4. Begin by gently blowing away any loose dust, dirt and dead bugs from the surface. DO NOT use a pressure washer on any part of the aircraft, including the screen.
5. DO NOT use proprietary chemicals (such as ‘Bug Off’) to soften and remove dead bugs from the screen. Simply spray a weak solution of soap and water on the screen and let it soak for 5-10 minutes, re-spraying if needed to keep the surface wet. Then wipe with a wet non-abrasive/non-contaminating/lint-free soft cloth, microfibre cloth, or cellulose sponge. Rinse well with plenty of clean, clear water. You may need to repeat this process a couple of times to remove all dried-on dead bugs.
6. To give a final clean to the screen, apply the specialty cleaning product (or a weak soap and water solution) with a dampened non-abrasive/non-contaminating/lint-free soft cloth, microfibre cloth, or cellulose sponge.
7. Rinse well with plenty of clean, clear water.
8. Pat dry with a chamois leather, damp cellulose sponge, or microfibre cloth to prevent water spotting.
9. Repeat this process regularly to ensure there is no build up of dirt on the windscreen. If possible, clean a dirty screen immediately after flight to stop dirt etc hardening during the time before you next fly.

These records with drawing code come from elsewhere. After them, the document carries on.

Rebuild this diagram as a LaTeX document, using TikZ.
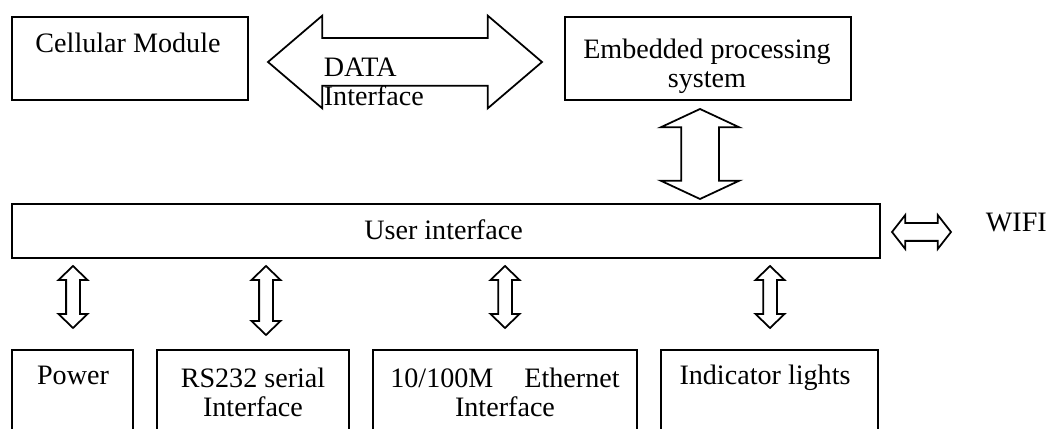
\documentclass[tikz,border=0pt]{standalone}
\usepackage{fontspec}
\setmainfont{Liberation Serif}
\usetikzlibrary{shapes.arrows}
\begin{document}
\begin{tikzpicture}[
        line width=1pt,
        font=\fontsize{16}{16.5}\selectfont
    ]
    \tikzset{
        mybox/.style = {rectangle, draw=black, inner sep=0pt},
        mytext/.style = {inner sep=0pt, align=center},
        fatarrow/.style = {double arrow, draw=black, fill=white, inner xsep=0pt},
        smallarrow/.style = {fatarrow, rotate=90, inner ysep=0.12cm,
            double arrow head extend=0.15cm, double arrow tip angle=92},
    }
        \useasboundingbox (0,0) rectangle (20.94,8.58);
        \clip (0,0) rectangle (20.94,8.58);
        % top row
        \node[mybox, minimum width=4.72cm, minimum height=1.66cm] at (2.60,7.41) (cell) {};
        \node[mybox, minimum width=5.72cm, minimum height=1.66cm] at (14.16,7.41) (emb) {};
        \node[mytext, anchor=base] at (2.56,7.52) (celltxt) {Cellular Module};
        \node[mytext, anchor=north] at (14.14,7.82) (embtxt) {Embedded processing\\system};
        %
        \node[fatarrow, minimum height=5.48cm, inner ysep=0.46cm,
            double arrow head extend=0.45cm, double arrow tip angle=81] at (8.10,7.34) (arrdata) {};
        \node[mytext, anchor=north west, align=left] at (6.46,7.44) (datatxt) {DATA\\Interface};
        %
        \node[fatarrow, rotate=90, minimum height=1.80cm, inner ysep=0.36cm,
            double arrow head extend=0.41cm, double arrow tip angle=130] at (14.00,5.50) (arremb) {};
        % user interface and wifi
        \node[mybox, minimum width=17.36cm, minimum height=1.08cm] at (8.92,3.96) (ui) {};
        \node[mytext, anchor=base] at (8.87,3.78) (uitxt) {User interface};
        \node[fatarrow, minimum height=1.18cm, inner ysep=0.16cm,
            double arrow head extend=0.16cm, double arrow tip angle=104] at (18.43,3.94) (arrwifi) {};
        \node[mytext, anchor=base west] at (19.70,3.94) (wifi) {WIFI};
        % bottom row
        \node[mybox, minimum width=2.42cm, minimum height=1.90cm] at (1.45,0.63) (pow) {};
        \node[mybox, minimum width=3.84cm, minimum height=1.90cm] at (5.06,0.63) (rs) {};
        \node[mybox, minimum width=5.28cm, minimum height=1.90cm] at (10.10,0.63) (eth) {};
        \node[mybox, minimum width=4.34cm, minimum height=1.90cm] at (15.39,0.63) (ind) {};
        \node[mytext, anchor=base] at (1.46,0.88) (powtxt) {Power};
        \node[mytext, anchor=north] at (5.06,1.24) (rstxt) {RS232 serial\\Interface};
        \node[mytext, anchor=north] at (10.10,1.24) (ethtxt) {10/100M\hspace{1.1em}Ethernet\\Interface};
        \node[mytext, anchor=base] at (15.30,0.88) (indtxt) {Indicator lights};
        %
        \node[smallarrow, minimum height=1.24cm] at (1.46,2.64) (arrpow) {};
        \node[smallarrow, minimum height=1.38cm] at (5.32,2.57) (arrrs) {};
        \node[smallarrow, minimum height=1.24cm] at (10.10,2.64) (arreth) {};
        \node[smallarrow, minimum height=1.24cm] at (15.40,2.64) (arrind) {};
    \end{tikzpicture}
\end{document}
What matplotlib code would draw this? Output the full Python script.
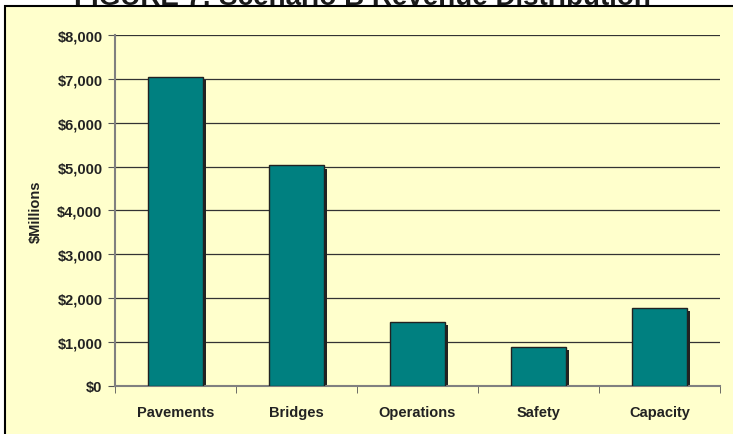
import matplotlib
matplotlib.use("Agg")
import matplotlib.pyplot as plt
from matplotlib.patches import Rectangle
from matplotlib.ticker import FuncFormatter, MultipleLocator

categories = ["Pavements", "Bridges", "Operations", "Safety", "Capacity"]
values = [7050, 5030, 1460, 890, 1780]
title = "FIGURE 7: Scenario B Revenue Distribution"
ylabel = "$Millions"

plt.rcParams['font.family'] = ['Liberation Sans', 'DejaVu Sans']

W, H = 733, 435
fig = plt.figure(figsize=(W/100, H/100), dpi=100)
fig.patch.set_facecolor('white')

bg = '#FFFFCC'
panel = Rectangle((5/W, -0.05), 1.2, 1 - 7/H + 0.05, transform=fig.transFigure,
                  facecolor=bg, edgecolor='black', linewidth=1.5, zorder=-5)
fig.patches.append(panel)

fig.text(362/W, 1 - 5/H, title, ha='center', va='baseline', fontsize=20,
         fontweight='bold', color='#1a1a1a', zorder=5)

left, right = 115/W, 720/W
top, bottom = 1 - 36/H, 1 - 387/H
ax = fig.add_axes([left, bottom, right - left, top - bottom])
ax.set_facecolor(bg)
ax.patch.set_alpha(0)

x = list(range(len(categories)))
bw = 0.45
# shadow
sh_dx = 3.5 / ((720 - 115) / 5)
sh_dy = 3.5 / ((387 - 36) / 8000)
ax.bar([i + sh_dx for i in x], [max(v - sh_dy, 0) for v in values], width=bw,
       color='#222222', edgecolor='none', zorder=2)
ax.bar(x, values, width=bw, color='#008080', edgecolor='#222222',
       linewidth=1.0, zorder=3)

ax.set_xlim(-0.5, len(categories) - 0.5)
ax.set_ylim(0, 8000)
ax.yaxis.set_major_locator(MultipleLocator(1000))
ax.yaxis.set_major_formatter(FuncFormatter(lambda v, p: f"${v:,.0f}"))
ax.set_xticks(x)
ax.set_xticklabels(categories)
ax.set_xticks([i + 0.5 for i in range(-1, len(categories))], minor=True)
ax.tick_params(axis='x', which='major', length=0, pad=14)
ax.tick_params(axis='x', which='minor', length=5, color='#555555', direction='out')
ax.tick_params(axis='y', length=5, color='#555555', direction='out', pad=4)
for lab in ax.get_xticklabels() + ax.get_yticklabels():
    lab.set_fontweight('bold')
    lab.set_fontsize(10.5)
    lab.set_color('#222222')

ax.grid(axis='y', color='#333333', linewidth=0.9, zorder=1)
ax.set_axisbelow(True)
for s in ['top', 'right']:
    ax.spines[s].set_visible(False)
for s in ['left', 'bottom']:
    ax.spines[s].set_color('#808080')
    ax.spines[s].set_linewidth(1.5)

ax.set_ylabel(ylabel, fontsize=10.5, fontweight='bold', color='#222222')
ax.yaxis.set_label_coords(-0.119, 0.5)

fig.savefig('out.png', dpi=100, facecolor=fig.get_facecolor())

Thank you for your attention – please leave a comment below if you feel it’s appropriate.

 

8 thoughts on “Cleaning A22 Foxbat and A32 Vixxen windscreens

  1. I guess then that the “aviation approved” spray cleaner called Plexus is then not recommended? I don’t see them state anything to the contrary for use with PET surfaces.

    • Matt – to be honest, we aren’t completely sure. Both Plexus and Vuplex say their cleaners are OK for all types of plastic sheet, although they don’t specifically mention PET. The factory says to avoid using them and stick to a weak solution of soapy water followed by clean water rinsing and a leather or microfibre to dry off.

      • wow, I’ve been using Plexus for 7 years on my Foxbat (and another 10yrs on my Cessna) and its a brilliant product.

      • Well, I’d say that if you have been using Plexus for so long without any crazing or cracking (as indeed, I have myself), then it’s probably OK to continue.